He claims that, as the trunk gets narrower towards the top
of a tree, the annual rings should get closer together. Has
he ever looked? (p.247).
The section on photosynthesis is almost complete rubbish,
e.g. Chlorophyll has 137 atoms. 137 is a prime number. Therefore
chlorophyll is stable (p.219).
One often comes across sentences composed from end to end
of impenetrable verbiage.
Thus: "In its gradual descent the phloem encounters
the suspended positively-charged material with which it interacts,
an interaction which is enhanced as the positively-charged
xylem is drawn towards the exterior under the influence of
the prevailing positive temperature gradient".
I could go on but, having got this much off my chest, I will
try to seek out some positive aspects. In searching the book
for further evidence that Schauberger had in fact developed
a means to free energy, I was interested in the historical
account with which it opens. Here is documentation of a serious
interest, by various agencies, from Adolph Hitler to the FBI,
and a detailed account of the Schaubergers' (father and son)
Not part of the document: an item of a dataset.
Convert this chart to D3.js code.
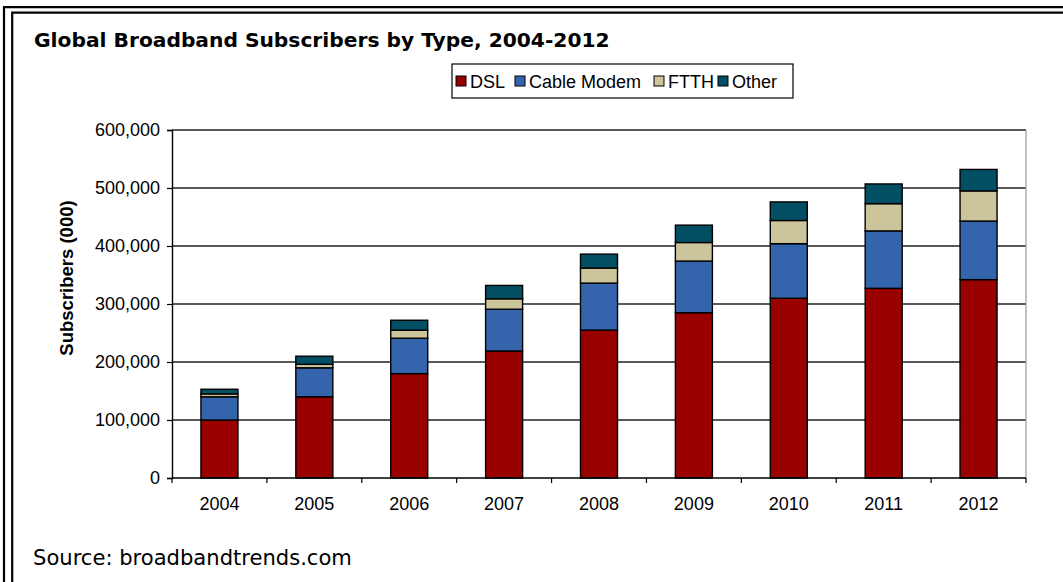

visit to the USA, during which an american business consortium
essentially stole all their plans, models and prototypes.
This left Viktor a broken man, and he died soon afterwards.
But if he had really built functioning machines, there would
need to be at least some mathematical input. We know that
Schauberger's son Walter was a mathematician, yet it is in
this area, between the intuition and the hardware, that the
book is most conspicuously lacking. It contains little meaningful
mathematics and hardly any scientific evidence that Schauberger's
ideas actually worked.
What does seem of real significance, however, are the tests
done by Prof Pöpel on water flow in a variety of pipes.
Unlike all the other shapes, the special double-helical pipe
showed extraordinarily low resistance at certain flow rates
- even at times going below zero. If true, this "negative
friction" would indicate a potential for free energy.
Another disappointment is the lack of information about ongoing
initiatives to follow up Schauberger's work. These certainly
exist, and some can be found on the Internet, but I have not
heard of them having any notable success.
I find myself coming back to the question of intuition in
science. Intuition is a kind of felt sense, initially without
conceptual content. Most scientists will quickly follow up
their intuitions by clothing them in some conceptual framework,
and so be able to communicate their ideas to others.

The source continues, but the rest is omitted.